:: AVAILABLE DATA

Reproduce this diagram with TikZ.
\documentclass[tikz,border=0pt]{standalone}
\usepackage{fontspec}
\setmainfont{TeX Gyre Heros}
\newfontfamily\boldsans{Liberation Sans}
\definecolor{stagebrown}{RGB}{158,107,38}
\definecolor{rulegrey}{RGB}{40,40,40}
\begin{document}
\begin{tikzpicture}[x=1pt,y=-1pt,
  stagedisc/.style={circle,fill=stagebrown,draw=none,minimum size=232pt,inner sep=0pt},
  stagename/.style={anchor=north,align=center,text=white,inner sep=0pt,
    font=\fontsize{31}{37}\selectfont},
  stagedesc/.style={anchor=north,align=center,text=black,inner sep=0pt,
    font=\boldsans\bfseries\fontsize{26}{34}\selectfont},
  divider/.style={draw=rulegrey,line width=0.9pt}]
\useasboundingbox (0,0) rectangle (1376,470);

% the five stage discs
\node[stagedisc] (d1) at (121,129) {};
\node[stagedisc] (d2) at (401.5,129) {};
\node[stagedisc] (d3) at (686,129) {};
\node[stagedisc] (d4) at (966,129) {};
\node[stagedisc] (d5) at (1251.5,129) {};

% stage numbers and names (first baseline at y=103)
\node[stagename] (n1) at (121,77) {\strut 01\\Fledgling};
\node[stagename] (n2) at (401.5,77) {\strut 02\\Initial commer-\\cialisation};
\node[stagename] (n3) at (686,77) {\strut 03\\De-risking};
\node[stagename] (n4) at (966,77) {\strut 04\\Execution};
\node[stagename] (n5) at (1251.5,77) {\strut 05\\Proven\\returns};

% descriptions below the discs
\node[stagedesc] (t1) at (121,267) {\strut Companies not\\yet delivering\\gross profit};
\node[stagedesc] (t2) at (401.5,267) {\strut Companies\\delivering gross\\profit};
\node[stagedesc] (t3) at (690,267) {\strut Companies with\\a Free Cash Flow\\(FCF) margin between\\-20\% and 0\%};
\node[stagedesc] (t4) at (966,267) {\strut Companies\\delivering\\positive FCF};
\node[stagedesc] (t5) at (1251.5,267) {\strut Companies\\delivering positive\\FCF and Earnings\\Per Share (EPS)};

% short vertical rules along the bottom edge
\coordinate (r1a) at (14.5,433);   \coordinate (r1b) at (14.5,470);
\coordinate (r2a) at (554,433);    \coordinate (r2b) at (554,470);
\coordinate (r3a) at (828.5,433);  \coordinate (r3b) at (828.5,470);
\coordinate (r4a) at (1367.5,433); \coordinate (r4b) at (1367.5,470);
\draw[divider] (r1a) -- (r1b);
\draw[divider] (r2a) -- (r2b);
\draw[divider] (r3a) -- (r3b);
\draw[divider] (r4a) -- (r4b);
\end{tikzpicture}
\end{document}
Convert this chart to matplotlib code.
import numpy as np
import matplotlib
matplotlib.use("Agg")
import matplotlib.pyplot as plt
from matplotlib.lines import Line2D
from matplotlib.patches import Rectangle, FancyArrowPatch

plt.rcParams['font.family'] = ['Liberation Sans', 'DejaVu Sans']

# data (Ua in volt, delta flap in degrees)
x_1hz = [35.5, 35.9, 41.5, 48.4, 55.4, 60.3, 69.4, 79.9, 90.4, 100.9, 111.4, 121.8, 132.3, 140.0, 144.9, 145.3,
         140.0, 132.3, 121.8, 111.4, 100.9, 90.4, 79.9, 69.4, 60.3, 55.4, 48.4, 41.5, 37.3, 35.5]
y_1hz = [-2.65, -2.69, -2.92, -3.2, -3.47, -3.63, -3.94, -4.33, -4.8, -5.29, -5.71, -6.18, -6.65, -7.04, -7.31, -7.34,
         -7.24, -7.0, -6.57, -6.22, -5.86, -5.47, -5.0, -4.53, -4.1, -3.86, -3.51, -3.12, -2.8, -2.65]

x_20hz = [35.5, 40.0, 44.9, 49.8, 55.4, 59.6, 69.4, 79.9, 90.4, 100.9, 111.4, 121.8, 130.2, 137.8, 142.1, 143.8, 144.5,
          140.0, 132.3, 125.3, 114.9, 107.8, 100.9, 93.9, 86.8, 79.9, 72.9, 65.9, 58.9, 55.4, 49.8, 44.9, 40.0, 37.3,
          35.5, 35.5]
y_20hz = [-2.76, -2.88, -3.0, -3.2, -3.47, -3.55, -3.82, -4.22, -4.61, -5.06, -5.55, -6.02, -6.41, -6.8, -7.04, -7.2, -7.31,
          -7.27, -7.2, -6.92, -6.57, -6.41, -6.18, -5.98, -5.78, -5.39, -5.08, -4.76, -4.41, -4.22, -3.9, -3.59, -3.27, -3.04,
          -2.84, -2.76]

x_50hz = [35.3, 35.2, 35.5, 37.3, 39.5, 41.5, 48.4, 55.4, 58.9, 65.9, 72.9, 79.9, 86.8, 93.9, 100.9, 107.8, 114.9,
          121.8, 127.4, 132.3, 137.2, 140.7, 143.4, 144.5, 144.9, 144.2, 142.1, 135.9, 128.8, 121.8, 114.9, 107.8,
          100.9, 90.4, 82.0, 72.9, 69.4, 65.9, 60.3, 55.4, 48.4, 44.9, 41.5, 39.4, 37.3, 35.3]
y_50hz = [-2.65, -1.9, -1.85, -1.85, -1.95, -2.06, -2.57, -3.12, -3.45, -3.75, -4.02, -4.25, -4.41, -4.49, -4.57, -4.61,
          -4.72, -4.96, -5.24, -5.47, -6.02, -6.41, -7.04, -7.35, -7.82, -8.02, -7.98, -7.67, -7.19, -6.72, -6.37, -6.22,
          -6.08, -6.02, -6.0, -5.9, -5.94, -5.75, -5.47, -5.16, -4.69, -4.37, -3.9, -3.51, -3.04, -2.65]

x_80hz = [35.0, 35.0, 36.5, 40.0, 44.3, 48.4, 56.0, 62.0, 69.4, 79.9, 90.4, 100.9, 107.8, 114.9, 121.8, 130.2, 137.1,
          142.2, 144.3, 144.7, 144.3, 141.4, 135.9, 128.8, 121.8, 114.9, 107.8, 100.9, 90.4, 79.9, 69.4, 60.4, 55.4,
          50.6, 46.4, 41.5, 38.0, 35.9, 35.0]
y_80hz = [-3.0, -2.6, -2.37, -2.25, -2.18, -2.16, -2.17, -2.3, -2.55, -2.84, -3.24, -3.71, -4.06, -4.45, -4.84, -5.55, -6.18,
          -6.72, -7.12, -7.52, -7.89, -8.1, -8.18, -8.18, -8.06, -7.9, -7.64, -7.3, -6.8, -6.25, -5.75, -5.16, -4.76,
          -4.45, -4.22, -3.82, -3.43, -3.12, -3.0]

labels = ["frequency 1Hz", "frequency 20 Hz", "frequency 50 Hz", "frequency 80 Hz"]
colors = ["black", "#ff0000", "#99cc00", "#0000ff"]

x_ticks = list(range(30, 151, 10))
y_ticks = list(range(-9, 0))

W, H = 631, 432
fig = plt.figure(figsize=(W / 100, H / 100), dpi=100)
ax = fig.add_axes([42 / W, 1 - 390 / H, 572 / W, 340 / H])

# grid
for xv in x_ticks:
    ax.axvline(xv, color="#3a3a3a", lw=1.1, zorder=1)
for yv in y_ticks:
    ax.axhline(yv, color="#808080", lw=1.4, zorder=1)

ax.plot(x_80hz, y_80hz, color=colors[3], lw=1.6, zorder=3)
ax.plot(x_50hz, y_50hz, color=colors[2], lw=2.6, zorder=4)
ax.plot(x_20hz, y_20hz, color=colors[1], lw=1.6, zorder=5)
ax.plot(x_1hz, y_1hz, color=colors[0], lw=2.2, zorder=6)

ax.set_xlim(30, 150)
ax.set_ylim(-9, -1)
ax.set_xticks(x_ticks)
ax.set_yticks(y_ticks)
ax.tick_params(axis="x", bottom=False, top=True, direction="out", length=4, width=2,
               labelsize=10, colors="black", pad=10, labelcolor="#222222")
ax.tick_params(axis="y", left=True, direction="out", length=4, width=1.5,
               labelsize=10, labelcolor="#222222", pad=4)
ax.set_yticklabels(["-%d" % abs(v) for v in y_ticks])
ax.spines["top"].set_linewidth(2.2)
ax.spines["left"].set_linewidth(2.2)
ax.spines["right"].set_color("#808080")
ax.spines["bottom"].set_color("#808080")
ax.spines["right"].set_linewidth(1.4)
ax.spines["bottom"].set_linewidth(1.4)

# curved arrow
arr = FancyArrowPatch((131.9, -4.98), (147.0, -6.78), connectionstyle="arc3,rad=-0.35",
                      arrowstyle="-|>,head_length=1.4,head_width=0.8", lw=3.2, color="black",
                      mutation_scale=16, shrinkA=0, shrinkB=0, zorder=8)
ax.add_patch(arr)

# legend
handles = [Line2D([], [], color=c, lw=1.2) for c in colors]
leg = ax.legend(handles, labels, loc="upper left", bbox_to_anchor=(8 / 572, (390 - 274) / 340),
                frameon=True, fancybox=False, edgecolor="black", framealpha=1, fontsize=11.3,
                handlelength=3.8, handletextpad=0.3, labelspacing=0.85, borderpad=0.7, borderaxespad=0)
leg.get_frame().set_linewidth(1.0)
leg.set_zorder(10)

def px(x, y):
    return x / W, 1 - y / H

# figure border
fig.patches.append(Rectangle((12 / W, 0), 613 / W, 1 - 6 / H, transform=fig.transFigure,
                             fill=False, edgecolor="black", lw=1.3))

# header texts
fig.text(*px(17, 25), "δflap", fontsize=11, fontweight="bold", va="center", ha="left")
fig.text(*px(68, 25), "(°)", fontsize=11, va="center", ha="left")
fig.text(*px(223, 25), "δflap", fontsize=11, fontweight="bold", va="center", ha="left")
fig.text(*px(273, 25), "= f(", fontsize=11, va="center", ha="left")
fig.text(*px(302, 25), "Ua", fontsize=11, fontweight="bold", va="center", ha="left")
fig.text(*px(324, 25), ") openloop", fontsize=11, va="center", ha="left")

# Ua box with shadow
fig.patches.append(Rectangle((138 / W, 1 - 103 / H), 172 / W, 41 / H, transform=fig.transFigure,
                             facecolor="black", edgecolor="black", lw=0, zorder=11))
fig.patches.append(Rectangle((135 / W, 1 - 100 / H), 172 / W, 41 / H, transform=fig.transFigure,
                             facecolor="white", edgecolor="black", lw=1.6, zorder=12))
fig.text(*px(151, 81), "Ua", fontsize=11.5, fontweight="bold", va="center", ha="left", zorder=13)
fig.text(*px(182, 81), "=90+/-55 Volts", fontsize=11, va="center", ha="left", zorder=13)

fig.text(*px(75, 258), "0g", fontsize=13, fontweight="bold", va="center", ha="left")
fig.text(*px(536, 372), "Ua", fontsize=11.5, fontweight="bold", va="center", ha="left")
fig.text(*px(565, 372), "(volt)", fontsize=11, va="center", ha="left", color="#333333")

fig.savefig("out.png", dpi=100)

::::

» EXERCISE DESCRIPTION
Starting at the line that contains "Convert this chart to matplotlib code." and ending at the line that contains "-3.12, -2.8, -2.65]", repeat each line exactly, both ends included, and nothing else.

» COMPLETED TASK
Convert this chart to matplotlib code.
import numpy as np
import matplotlib
matplotlib.use("Agg")
import matplotlib.pyplot as plt
from matplotlib.lines import Line2D
from matplotlib.patches import Rectangle, FancyArrowPatch

plt.rcParams['font.family'] = ['Liberation Sans', 'DejaVu Sans']

# data (Ua in volt, delta flap in degrees)
x_1hz = [35.5, 35.9, 41.5, 48.4, 55.4, 60.3, 69.4, 79.9, 90.4, 100.9, 111.4, 121.8, 132.3, 140.0, 144.9, 145.3,
         140.0, 132.3, 121.8, 111.4, 100.9, 90.4, 79.9, 69.4, 60.3, 55.4, 48.4, 41.5, 37.3, 35.5]
y_1hz = [-2.65, -2.69, -2.92, -3.2, -3.47, -3.63, -3.94, -4.33, -4.8, -5.29, -5.71, -6.18, -6.65, -7.04, -7.31, -7.34,
         -7.24, -7.0, -6.57, -6.22, -5.86, -5.47, -5.0, -4.53, -4.1, -3.86, -3.51, -3.12, -2.8, -2.65]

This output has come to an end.